══ RECORDS PROVIDED ══

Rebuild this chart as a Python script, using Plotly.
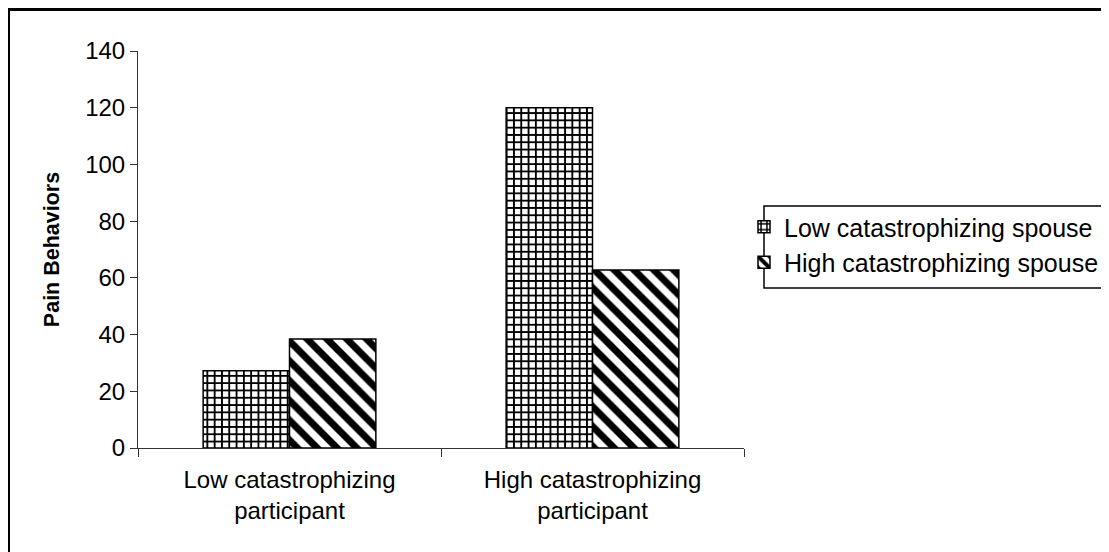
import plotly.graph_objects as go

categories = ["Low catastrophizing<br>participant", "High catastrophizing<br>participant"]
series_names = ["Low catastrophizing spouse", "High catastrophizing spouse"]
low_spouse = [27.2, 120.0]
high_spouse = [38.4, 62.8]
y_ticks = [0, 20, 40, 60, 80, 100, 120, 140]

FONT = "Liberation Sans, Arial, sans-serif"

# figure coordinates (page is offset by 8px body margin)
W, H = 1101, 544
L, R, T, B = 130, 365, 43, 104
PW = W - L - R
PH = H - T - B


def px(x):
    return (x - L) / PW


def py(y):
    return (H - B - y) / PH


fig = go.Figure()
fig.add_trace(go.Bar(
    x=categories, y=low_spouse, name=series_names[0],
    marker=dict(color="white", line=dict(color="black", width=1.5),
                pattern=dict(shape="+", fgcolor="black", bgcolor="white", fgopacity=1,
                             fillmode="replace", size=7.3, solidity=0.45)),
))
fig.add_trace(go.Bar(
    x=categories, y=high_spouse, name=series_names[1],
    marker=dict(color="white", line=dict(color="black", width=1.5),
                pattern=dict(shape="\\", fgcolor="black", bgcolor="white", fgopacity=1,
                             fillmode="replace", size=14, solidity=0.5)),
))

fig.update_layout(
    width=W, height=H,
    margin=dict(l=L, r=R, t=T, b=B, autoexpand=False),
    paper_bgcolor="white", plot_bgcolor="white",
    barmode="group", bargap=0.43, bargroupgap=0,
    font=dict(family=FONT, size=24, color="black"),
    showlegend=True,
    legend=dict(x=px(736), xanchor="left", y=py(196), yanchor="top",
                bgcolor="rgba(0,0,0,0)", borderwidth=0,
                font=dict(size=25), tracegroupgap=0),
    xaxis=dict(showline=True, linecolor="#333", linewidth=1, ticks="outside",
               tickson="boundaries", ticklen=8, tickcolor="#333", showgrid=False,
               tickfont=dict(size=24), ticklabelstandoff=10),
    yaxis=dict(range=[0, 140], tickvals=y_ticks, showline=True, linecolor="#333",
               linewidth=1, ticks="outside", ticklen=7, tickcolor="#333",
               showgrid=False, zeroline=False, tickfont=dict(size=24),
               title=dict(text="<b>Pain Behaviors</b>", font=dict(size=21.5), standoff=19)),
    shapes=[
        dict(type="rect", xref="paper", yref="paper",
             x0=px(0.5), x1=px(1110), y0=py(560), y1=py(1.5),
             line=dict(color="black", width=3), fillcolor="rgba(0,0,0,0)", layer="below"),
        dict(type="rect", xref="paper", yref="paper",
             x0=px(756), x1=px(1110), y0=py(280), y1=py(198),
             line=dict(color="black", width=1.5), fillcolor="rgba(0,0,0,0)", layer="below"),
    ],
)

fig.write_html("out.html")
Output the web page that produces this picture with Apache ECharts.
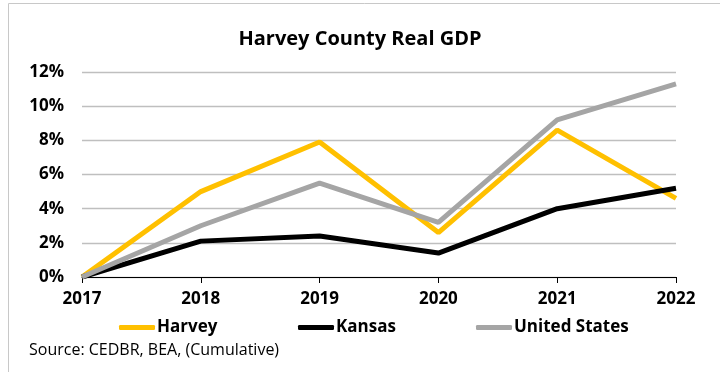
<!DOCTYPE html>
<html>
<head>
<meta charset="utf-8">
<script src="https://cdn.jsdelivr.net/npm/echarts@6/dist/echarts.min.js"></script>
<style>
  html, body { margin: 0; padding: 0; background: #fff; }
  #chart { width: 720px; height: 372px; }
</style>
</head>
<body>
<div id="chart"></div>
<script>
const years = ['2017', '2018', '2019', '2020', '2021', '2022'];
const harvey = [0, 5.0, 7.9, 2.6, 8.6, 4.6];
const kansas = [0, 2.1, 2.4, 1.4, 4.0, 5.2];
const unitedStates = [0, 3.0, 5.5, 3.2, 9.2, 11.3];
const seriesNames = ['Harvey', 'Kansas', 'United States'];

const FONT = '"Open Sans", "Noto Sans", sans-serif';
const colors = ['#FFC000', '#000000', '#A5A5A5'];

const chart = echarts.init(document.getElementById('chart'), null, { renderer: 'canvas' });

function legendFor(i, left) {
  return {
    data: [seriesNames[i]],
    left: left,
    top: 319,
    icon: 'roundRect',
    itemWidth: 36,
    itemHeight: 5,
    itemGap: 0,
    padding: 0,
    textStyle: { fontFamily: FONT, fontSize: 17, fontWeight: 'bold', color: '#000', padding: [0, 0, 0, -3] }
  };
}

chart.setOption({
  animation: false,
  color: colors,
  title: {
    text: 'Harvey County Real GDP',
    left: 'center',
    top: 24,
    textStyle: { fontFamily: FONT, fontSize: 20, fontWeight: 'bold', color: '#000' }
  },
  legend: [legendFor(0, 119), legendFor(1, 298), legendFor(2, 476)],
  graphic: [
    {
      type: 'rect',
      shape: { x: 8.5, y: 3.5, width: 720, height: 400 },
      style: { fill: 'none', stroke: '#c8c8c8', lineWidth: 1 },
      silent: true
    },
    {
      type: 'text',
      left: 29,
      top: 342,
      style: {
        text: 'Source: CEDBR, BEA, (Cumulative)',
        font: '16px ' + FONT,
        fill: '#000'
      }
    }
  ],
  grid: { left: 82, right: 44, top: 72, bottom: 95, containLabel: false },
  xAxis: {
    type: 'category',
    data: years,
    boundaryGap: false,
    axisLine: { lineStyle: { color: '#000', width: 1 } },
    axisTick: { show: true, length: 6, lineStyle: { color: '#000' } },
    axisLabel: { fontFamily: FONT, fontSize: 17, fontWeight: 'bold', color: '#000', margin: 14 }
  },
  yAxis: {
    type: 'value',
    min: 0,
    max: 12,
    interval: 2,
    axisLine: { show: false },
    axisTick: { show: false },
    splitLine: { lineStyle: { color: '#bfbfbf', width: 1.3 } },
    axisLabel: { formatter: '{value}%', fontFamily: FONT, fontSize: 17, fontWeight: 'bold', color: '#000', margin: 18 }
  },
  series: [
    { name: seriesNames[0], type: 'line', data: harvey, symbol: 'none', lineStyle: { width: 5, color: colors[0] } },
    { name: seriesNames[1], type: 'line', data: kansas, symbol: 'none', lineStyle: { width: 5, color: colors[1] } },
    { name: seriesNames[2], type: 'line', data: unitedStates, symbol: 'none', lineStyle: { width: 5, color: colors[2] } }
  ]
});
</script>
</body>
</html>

═══

Return only the lines running from the start of the entries above to the line that contains "return (x - L) / PW", inclusive, and omit every picture.

ANSWER TO THIS TASK:
Rebuild this chart as a Python script, using Plotly.
import plotly.graph_objects as go

categories = ["Low catastrophizing<br>participant", "High catastrophizing<br>participant"]
series_names = ["Low catastrophizing spouse", "High catastrophizing spouse"]
low_spouse = [27.2, 120.0]
high_spouse = [38.4, 62.8]
y_ticks = [0, 20, 40, 60, 80, 100, 120, 140]

FONT = "Liberation Sans, Arial, sans-serif"

# figure coordinates (page is offset by 8px body margin)
W, H = 1101, 544
L, R, T, B = 130, 365, 43, 104
PW = W - L - R
PH = H - T - B


def px(x):
    return (x - L) / PW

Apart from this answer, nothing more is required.